Playing with Fire

Local News Pasadena

Victoria Thomas

7/18/25

“By hammer and hand all craft doth stand,” says blacksmith Heather McLarty, paraphrasing “The Blacksmith’s Song” written by Moses Kipling in 1828. We’re standing inside her tipi in the sprawling Highland Park creative complex she shares with her husband, Troy Evans, an inspired and multi-skilled artist who incidentally made the tipi. 

The Sioux-style tripod tipi (Evans is from northwest Montana) is sewn from 100 percent cotton—McLarty says they tried a cotton-hemp blend earlier, without success—and larger-than-life-size otters painted by a friend gambol across a few of the exterior panels. 

The tipi, she says, offers her tools some protection from the elements. Many of the tools were made from iron by McLarty herself, and wear a coat of deep orange rust, ferrous turmeric.

“No jeweler would touch these tools,” she says, “but rust is inevitable, and it doesn’t stop me from working.”

McLarty will serve as the guest curatorial consultant for the upcoming exhibition “Tools of the Trades,” coming to Craft in America in September. Participating artists include Seth Gould, Tom Latané, Michael Sherrill, Liza Nechamkin, Dennis Dusek, Brien Biedler, and Andrea Harvin Kenington of NC Black ( a boutique tool company).

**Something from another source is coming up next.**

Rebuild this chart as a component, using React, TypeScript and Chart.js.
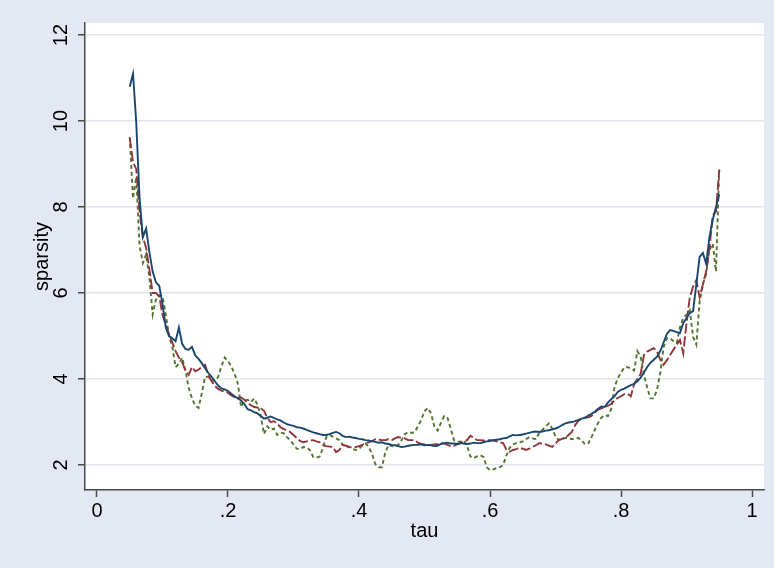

The announcement for the exhibition states, “Prior to today’s mass production, makers and artists fabricated their own implements as needed. In doing so, they might decide to add a bit of beauty to the functional with some decoration. Tools of the Trades celebrates the ingenuity born of necessity and the special narratives in the hand-crafted. The objects pertain to a wide scope of crafts: ceramics, textiles, hot glass, woodworking and metal, including the niche fields within them, such as ironwork or spinning.”

McLarty explains that working inside a space without walls “took some getting used to,” but the tipi’s flexible design, especially smoke flaps which can be easily raised or lowered to accommodate large pieces of steel, is in fact ideal for her process. This is especially helpful since she loves sheet-work, saying, “You can make anything with a sheet of steel, using it to create visual mass without actual mass.” One technique she uses to accomplish this is repoussé, meaning to push up from the reverse side. She’ll use a form shaped from pitch, a pliable mixture of pine resin, plaster, clay dust and some type of oil or fat, as the sculpting model around which the heated metal is shaped.

If all of this sounds medieval, or even more ancient, that’s because it is.

Blacksmiths, she says, are among the few craftspeople who not only make their own tools but also make tools for many other artisans. Smithing is traditionally associated with iron, but McLarty is deeply into steel, which is an iron-carbon alloy– preferably 18 gauge. She teaches workshops where copper—soft, forgiving, comparatively inexpensive—is used as an introductory medium, and she also works with bronze.

Among her specialties are railings and gates, which often integrate found objects. The gate to her home incorporates billiard balls as the street address numbers, and other gates, such as a 15-foot by 15-foot steel and copper entryway to the Occidental College Athletic Field, are even more fanciful.

To plan a railing, she makes what she calls a “story stick,” which is a length of pine used as a model, marked with the stairs and other aspects of the build. She says, “I’m not a linear person, and I don’t think in two dimensions. I may do a basic sketch, but really, to get started on a metal piece, I pretty much pick up a tool and start working.”

For the past century, sociologists have theorized that much modern angst arises from the fact that urban people rarely make things with their hands, with even manual laborers, such as assembly-line workers, producing only an isolated element with no sense of completion. Women have historically excelled in art forms and craft forms termed low resistance: cooking, baking, sewing, painting, embroidering, knitting, weaving, crocheting, quilling, clay sculpting, beadwork, jewelry fabrication. Whipping 18-gauge steel into submission requires an entirely different attitude.